In the present economy politicians finally woke up when they realized the middle class disappeared. Even many of the rich have become poor. Now the poor must be addressed. They just might determine the outcome of the next election. Another major reason is the occupiers of Wall Street, etc. They have changed the conversation. Whether you agree with them or not we are the 99 percent.
Keep the faith,
Keep the Receipt
February 4, 2012
I was reminded this past Friday of the joy, glee, and confidence exuded by the right wing as it sets about its obstructionist, demeaning disrespect of the president and the caricature it has created to depict a false picture of President Barack Obama.
Oh, how they strode through the talk shows with such confidence that they had the winning theme against this straw man they had created, as they alleged the bad economy and the loss of jobs, etc. And now, suddenly, the Labor Department issued new job figures for January, far exceeding the expectations, the Dow Jones average jumped past its 2008 high, new manufacturing jobs exceeded 50,000, a level not seen since 2008!
Woe is me, what will they now campaign on? Same-sex marriage? Abortion restrictions? Income tax reform?

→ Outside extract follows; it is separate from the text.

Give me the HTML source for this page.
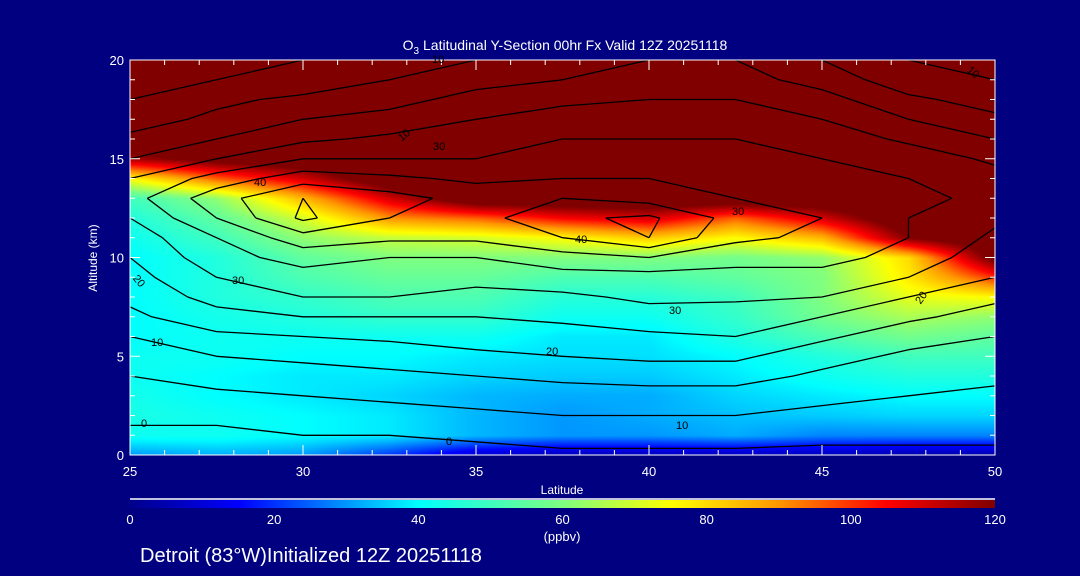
<!DOCTYPE html>
<html><head><meta charset="utf-8"><style>
body{margin:0;background:#000080;width:1080px;height:576px;overflow:hidden;font-family:"Liberation Sans",sans-serif;}
svg text{fill:#fff;font-family:"Liberation Sans",sans-serif;}
</style></head><body>
<div style="position:absolute;left:0;top:0;width:1080px;height:576px">
<canvas id="fill" width="865" height="395" style="position:absolute;left:130px;top:60px"></canvas>
<canvas id="cbar" width="865" height="8" style="position:absolute;left:130px;top:500px"></canvas>
<svg id="svg" width="1080" height="576" style="position:absolute;left:0;top:0">
<text x="565" y="50" font-size="14" text-anchor="middle">O<tspan font-size="10" dy="4">3</tspan><tspan dy="-4"> Latitudinal Y-Section 00hr  Fx Valid 12Z 20251118</tspan></text>
<text x="97" y="258" font-size="12" text-anchor="middle" transform="rotate(-90 97 258)">Altitude (km)</text>
<text x="562" y="494" font-size="12" text-anchor="middle">Latitude</text>
<line x1="130" y1="499" x2="995" y2="499" stroke="#fff" stroke-width="1.5"/>
<text x="562" y="541" font-size="13" text-anchor="middle">(ppbv)</text>
<text x="140" y="562" font-size="20">Detroit (83°W)Initialized 12Z 20251118</text>
<g id="contours"></g>
<g id="axes"></g>
<g font-size="11" fill="#000">
<text x="432" y="63" style="fill:#000" font-size="11">10</text>
<text x="398" y="138" style="fill:#000" font-size="11" transform="rotate(-40 405 135)">10</text>
<text x="433" y="150" style="fill:#000" font-size="11">30</text>
<text x="254" y="186" style="fill:#000" font-size="11">40</text>
<text x="232" y="284" style="fill:#000" font-size="11">30</text>
<text x="134" y="285" style="fill:#000" font-size="11" transform="rotate(50 140 280)">20</text>
<text x="151" y="346" style="fill:#000" font-size="11">10</text>
<text x="141" y="427" style="fill:#000" font-size="11">0</text>
<text x="446" y="445" style="fill:#000" font-size="11">0</text>
<text x="546" y="355" style="fill:#000" font-size="11">20</text>
<text x="669" y="314" style="fill:#000" font-size="11">30</text>
<text x="575" y="243" style="fill:#000" font-size="11">40</text>
<text x="732" y="215" style="fill:#000" font-size="11">30</text>
<text x="676" y="429" style="fill:#000" font-size="11">10</text>
<text x="914" y="302" style="fill:#000" font-size="11" transform="rotate(-55 920 297)">20</text>
<text x="967" y="75" style="fill:#000" font-size="11" transform="rotate(40 972 72)">10</text>
</g>
</svg>
</div>
<script>
const lats=[25,27.5,30,32.5,35,37.5,40,42.5,45,47.5,50];
const alts=[0,1,2,3,4,5,6,7,8,9,10,11,12,13,14,15,16,17,18,19,20];
const xTicks=[25,30,35,40,45,50];
const yTicks=[0,5,10,15,20];
const cbTicks=[0,20,40,60,80,100,120];
const contourLevels=[0,5,10,15,20,25,30,35,40,45];
// ozone (ppbv), rows by altitude 0..20, columns by latitude
const ozone=[
[30,32,30,20,8,5,5,5,5,3,3],
[42,42,40,38,33,30,30,32,28,28,28],
[44,42,40,38,33,30,32,34,35,36,36],
[43,40,38,36,33,32,32,36,38,40,40],
[42,40,38,38,36,35,35,38,42,45,45],
[42,42,40,40,38,37,37,40,45,50,50],
[40,42,42,42,42,38,38,45,52,58,55],
[40,43,45,48,48,42,42,48,58,65,62],
[40,45,48,52,52,46,46,50,60,72,75],
[40,45,52,56,56,52,52,55,60,78,100],
[40,45,55,60,60,60,60,58,62,80,125],
[42,50,62,68,70,75,82,75,85,120,130],
[45,55,70,90,95,105,110,95,110,130,130],
[50,62,85,110,130,130,130,130,130,130,130],
[75,95,110,130,130,130,130,130,130,130,130],
[115,125,130,130,130,130,130,130,130,130,130],
[130,130,130,130,130,130,130,130,130,130,130],
[130,130,130,130,130,130,130,130,130,130,130],
[130,130,130,130,130,130,130,130,130,130,130],
[130,130,130,130,130,130,130,130,130,130,130],
[130,130,130,130,130,130,130,130,130,130,130]];
// wind speed contours
const wind=[
[-3,-3,-3,-2,-2,-1,-1,-1,-1,-1,-1],
[-1,-1,0,0,1,2,2,2,1,1,1],
[1,1,2,3,4,5,5,5,4,3,2],
[2,4,5,6,7,8,8,8,6,5,4],
[5,7,8,9,10,11,12,12,9,7,6],
[8,10,11,12,14,15,16,16,12,9,8],
[10,14,15,16,17,18,19,20,16,12,10],
[14,18,20,20,20,21,23,22,20,16,13],
[16,22,25,25,23,24,26,26,25,20,16],
[18,25,28,28,27,28,28,28,28,25,20],
[20,28,32,30,30,33,35,32,32,28,22],
[22,30,38,36,36,40,45,36,34,30,24],
[25,35,46,40,38,44,46,38,35,30,26],
[28,38,45,42,38,40,38,35,34,32,28],
[25,32,38,36,34,35,35,34,32,30,27],
[20,25,30,30,30,32,32,32,30,28,24],
[16,20,24,26,28,30,30,30,28,24,20],
[13,16,20,22,25,27,28,28,25,20,16],
[10,14,16,18,22,24,25,25,22,16,13],
[8,10,12,15,18,20,22,22,18,12,10],
[5,8,10,12,15,18,20,20,15,10,8]];

const X0=130,X1=995,Y0=455,Y1=60;
const xs=lat=>X0+(lat-25)/(50-25)*(X1-X0);
const ys=a=>Y0-(a-0)/(20-0)*(Y0-Y1);
const stops=[[0,0,0,140],[15,0,0,255],[25,0,100,255],[40,0,255,255],[60,128,255,128],[75,255,255,0],[90,255,150,0],[105,255,0,0],[120,128,0,0]];
function cmap(v){
  if(v<=stops[0][0])return stops[0].slice(1);
  for(let i=1;i<stops.length;i++){if(v<=stops[i][0]){const a=stops[i-1],b=stops[i],t=(v-a[0])/(b[0]-a[0]);return [a[1]+t*(b[1]-a[1]),a[2]+t*(b[2]-a[2]),a[3]+t*(b[3]-a[3])];}}
  return stops[stops.length-1].slice(1);
}
function sample(grid,lat,alt){
  let fi=(lat-25)/2.5, fj=alt;
  let i=Math.min(Math.floor(fi),lats.length-2), j=Math.min(Math.floor(fj),alts.length-2);
  let tx=fi-i, ty=fj-j;
  return grid[j][i]*(1-tx)*(1-ty)+grid[j][i+1]*tx*(1-ty)+grid[j+1][i]*(1-tx)*ty+grid[j+1][i+1]*tx*ty;
}
const c=document.getElementById('fill').getContext('2d');
const W=865,H=395,img=c.createImageData(W,H);
for(let py=0;py<H;py++){const alt=(H-py)/H*20;for(let px=0;px<W;px++){const lat=25+px/W*25;const col=cmap(sample(ozone,lat,alt));const k=(py*W+px)*4;img.data[k]=col[0];img.data[k+1]=col[1];img.data[k+2]=col[2];img.data[k+3]=255;}}
c.putImageData(img,0,0);
const cb=document.getElementById('cbar').getContext('2d');
for(let px=0;px<865;px++){const col=cmap(px/865*120);cb.fillStyle=`rgb(${col[0]|0},${col[1]|0},${col[2]|0})`;cb.fillRect(px,0,1,8);}
const NS='http://www.w3.org/2000/svg';
const cg=document.getElementById('contours');
for(const lv of contourLevels){
  let d='';
  for(let j=0;j<alts.length-1;j++)for(let i=0;i<lats.length-1;i++){
    const v=[wind[j][i],wind[j][i+1],wind[j+1][i+1],wind[j+1][i]];
    const p=[[lats[i],alts[j]],[lats[i+1],alts[j]],[lats[i+1],alts[j+1]],[lats[i],alts[j+1]]];
    const pts=[];
    for(let e=0;e<4;e++){const a=v[e],b=v[(e+1)%4];if((a<lv)!==(b<lv)){const t=(lv-a)/(b-a);const A=p[e],B=p[(e+1)%4];pts.push([xs(A[0]+t*(B[0]-A[0])),ys(A[1]+t*(B[1]-A[1]))]);}}
    for(let k=0;k+1<pts.length;k+=2)d+=`M${pts[k][0].toFixed(1)},${pts[k][1].toFixed(1)}L${pts[k+1][0].toFixed(1)},${pts[k+1][1].toFixed(1)}`;
  }
  const path=document.createElementNS(NS,'path');
  path.setAttribute('d',d);path.setAttribute('stroke','#000');path.setAttribute('stroke-width','1.3');path.setAttribute('fill','none');
  
  
  cg.appendChild(path);
}
const ag=document.getElementById('axes');
const frame=document.createElementNS(NS,'rect');
frame.setAttribute('x',X0);frame.setAttribute('y',Y1);frame.setAttribute('width',X1-X0);frame.setAttribute('height',Y0-Y1);frame.setAttribute('fill','none');frame.setAttribute('stroke','#fff');


ag.appendChild(frame);
let td='';
for(let l=25;l<=50;l++){const x=xs(l),len=(l%5==0)?10:5;td+=`M${x},${Y0}v${-len}M${x},${Y1}v${len}`;}
for(let a=0;a<=20;a++){const y=ys(a),len=(a%5==0)?10:5;td+=`M${X0},${y}h${len}M${X1},${y}h${-len}`;}
const tp=document.createElementNS(NS,'path');tp.setAttribute('d',td);tp.setAttribute('stroke','#fff');


ag.appendChild(tp);
for(const l of xTicks){const t=document.createElementNS(NS,'text');t.setAttribute('x',xs(l));t.setAttribute('y',476);t.setAttribute('font-size','13');t.setAttribute('text-anchor','middle');t.textContent=l;


ag.appendChild(t);}
for(const a of yTicks){const t=document.createElementNS(NS,'text');t.setAttribute('x',124);t.setAttribute('y',ys(a)+5);t.setAttribute('font-size','13');t.setAttribute('text-anchor','end');t.textContent=a;


ag.appendChild(t);}
for(const v of cbTicks){const t=document.createElementNS(NS,'text');t.setAttribute('x',X0+v/120*(X1-X0));t.setAttribute('y',524);t.setAttribute('font-size','13');t.setAttribute('text-anchor','middle');t.textContent=v;


ag.appendChild(t);}
</script>
</body></html>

Maybe a sudden caring for the poor?
As my 8-year-old granddaughter said to my wife, who was bemoaning the many electronic controls on a complicated coffee maker she was buying at Costco the other day, “You want some advice, Grandma?” she said, knowing the lack of electronic sophistication of her grandma, “Keep the receipt!”
Well, you Romney, Gingrich, Santorum, Paul clowns, you, too, should “keep the receipt,” so to speak, and come back in 2016 to try again!